Reichs has plied her trade around the world. She spent two weeks in New York City in 2001 with a Disaster Mortuary Operational Response Team that was charged with sifting through the debris of the twin towers of the World Trade Center, trying to separate human remains from the rest of the debris from the 9/11 attacks. She also has testified at the United Nations Tribunal on Genocide in Rwanda and helped exhume the bodies of 23 murder victims buried in a mass grave in Guatemala. In addition, she has offered her experience and expertise to the Joint POW/MIA Accounting Command. JPAC is responsible for finding and identifying American soldiers listed as prisoners of war or missing in action, especially from the Vietnam Era but also during the Korean Conflict and even World War I and World War II.

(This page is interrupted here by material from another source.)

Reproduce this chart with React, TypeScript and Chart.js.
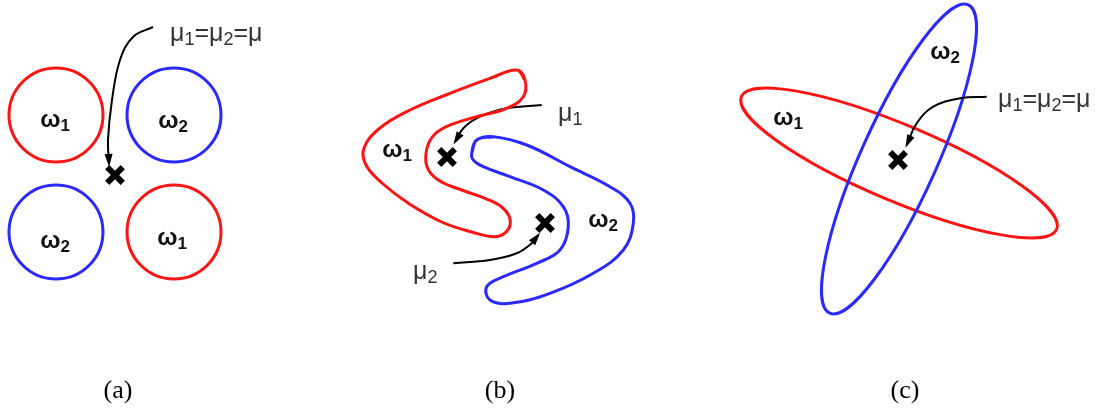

Reichs will be treading new ground with her next novel, which is scheduled to be released July 11. Temperance Brennan will be nowhere to be found in “Two Nights,” which takes place in part near Isle of Palms. The main character, who in her 30s lives on Goat Island, went through a difficult childhood, escaping from a doomsday cult, getting kicked out of high school and enlisting in the military to avoid serving jail time.
“She’s a darker character, and she’s really withdrawn,” Reichs commented.
Reichs no longer teaches but is still on the faculty at UNC-Charlotte. Her contract calls for her to write one book a year. However, if the skill of an experienced forensic anthropologist is required to crack a complicated case, she’ll be available to help out – especially with Temperance Brennan out of the picture.